Libanon
Zweiter Anlauf für Präsidentenwahl am 23. Oktober
Am Dienstag kommender Woche wollen sie sich wieder im Parlament einfinden. Doch dass die libanesischen Abgeordneten bereits dann einen neuen Präsidenten wählen, glaubt in der Zedernrepublik eigentlich niemand. Warum auch? Bis zum 24. November noch läuft das Mandat von Amtsinhaber Emile Lahoud.
Zeit genug also, meinen viele, um sich auf einen für Regierungsmehrheit wie Opposition akzeptablen Konsenskandidaten zu einigen. Ursprünglich sollte der Präsident am 25. September gewählt werden. Nachdem aber weniger als 85 der 128 Abgeordneten zur Sitzung erschienen waren, wurde die Wahl verschoben.
Angesichts der tiefen Gräben, die zwischen der von Parlamentspräsident Nabih Berri und dem Generalsekretär der schiitischen Hisbollah, Hassan Nasrallah, geführten Opposition sowie der von den USA und der EU unterstützten Parlamentsmehrheit liegen, läuft der politischen Klasse die Zeit aber davon. Daran ändert auch die Annäherung von Nabih Berri und dem Mehrheitsführer, Saad Hariri, nach der ersten Parlamentssitzung nach über einem Jahr Ende September nichts. Zwar beteuerten beide, bis zum Ablaufen der Amtszeit Lahouds eine Lösung zu finden, die das Land vor einer institutionellen Krise bewahren werde. Doch die Hardliner auf beiden Seiten haben längst andere Töne angeschlagen.
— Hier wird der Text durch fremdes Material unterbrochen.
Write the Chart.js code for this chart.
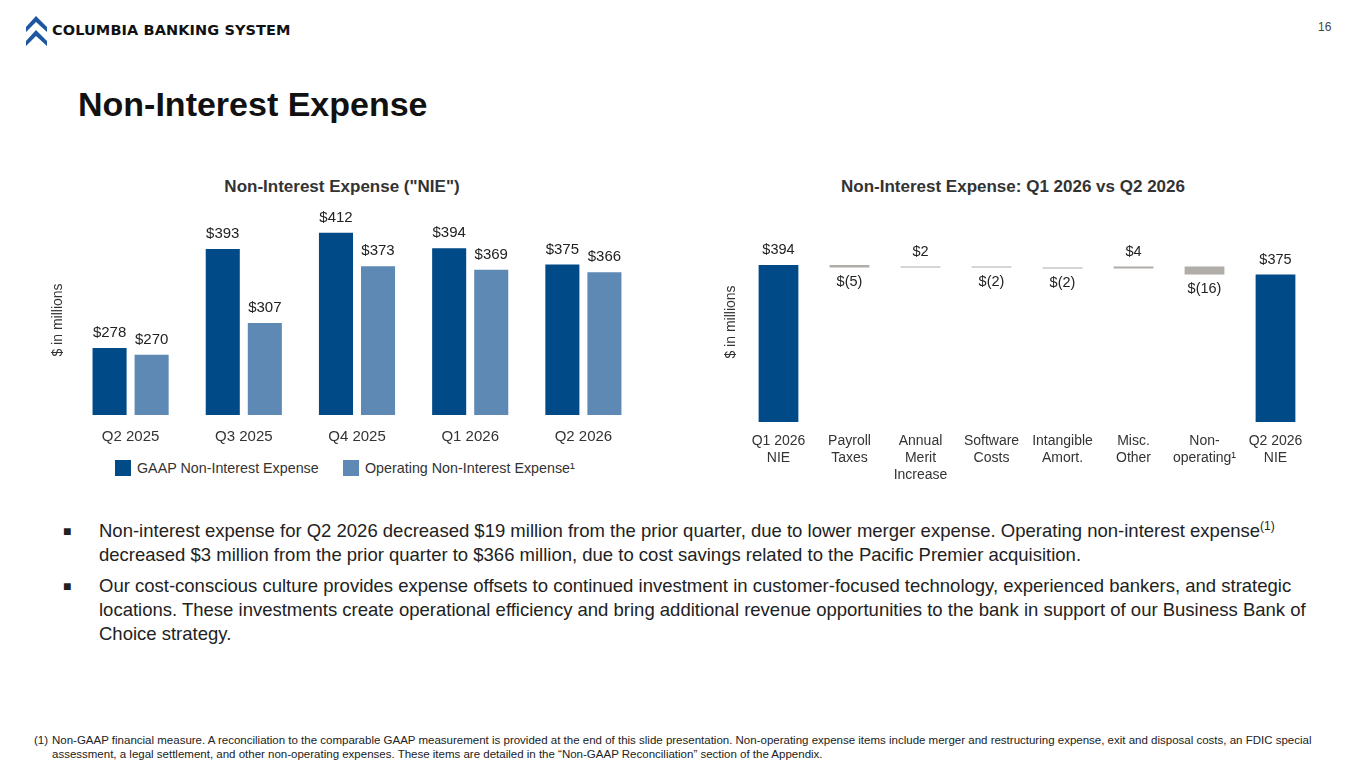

So brachte Nasrallah in einer Rede zum Al Quds-Tag die Direktwahl des Präsidenten ins Gespräch - was eine deutliche Abkehr vom sorgfältig austarierten konfessionellen Proporzsystem des Landes bedeutete. Demnach ist der Präsident immer ein maronitischer Christ, der Parlamentspräsident ein Schiit und der Regierungschef ein Sunnit. Nasrallahs Kalkül ist leicht durchschaubar: Sein wichtigster maronitischer Verbündeter, Exgeneral Michel Aoun, würde mit den Stimmen der Hisbollah-Wähler sicherlich eine Mehrheit erzielen. Da der Präsident aber vom Parlament bestimmt wird und im ersten Wahlgang eine Zweidrittelmehrheit hinter sich vereinen muss, ist Aoun de facto aus dem Rennen. Doch auch die von Hariri, Siniora und Hardlinern wie dem Vorsitzenden der Forces Libanaises (FL), Samir Geagea, und dem Chef der Sozialistischen Fortschrittspartei (PSP), Walid Jumblatt, repräsentierte Regierungsmehrheit verfügt nur über 68 Sitze.
Deshalb geht es nun darum, einen Konsenskandidaten zu finden, der für Opposition wie Regierung akzeptabel wäre - wenn möglich, bis zur Sitzung am 23. Oktober, spätestens aber bis zum 24. November. Der derzeitige Oberbefehlshaber der Armee, Michel Sleiman, wird immer wieder genannt, ebenso der Zentralbankchef, Riad Salameh.
Was passiert, wenn kein Konsenskandidat gefunden werden sollte, haben die Hardliner auf Seiten der Regierungsmehrheit bereits erklärt: Sie wollen mit einfacher Mehrheit einen ihrer Kandidaten durchbringen. Doch bis es soweit ist, bleibt noch viel Zeit zum Reden. Das nächste Mal am 23. Oktober im Parlament.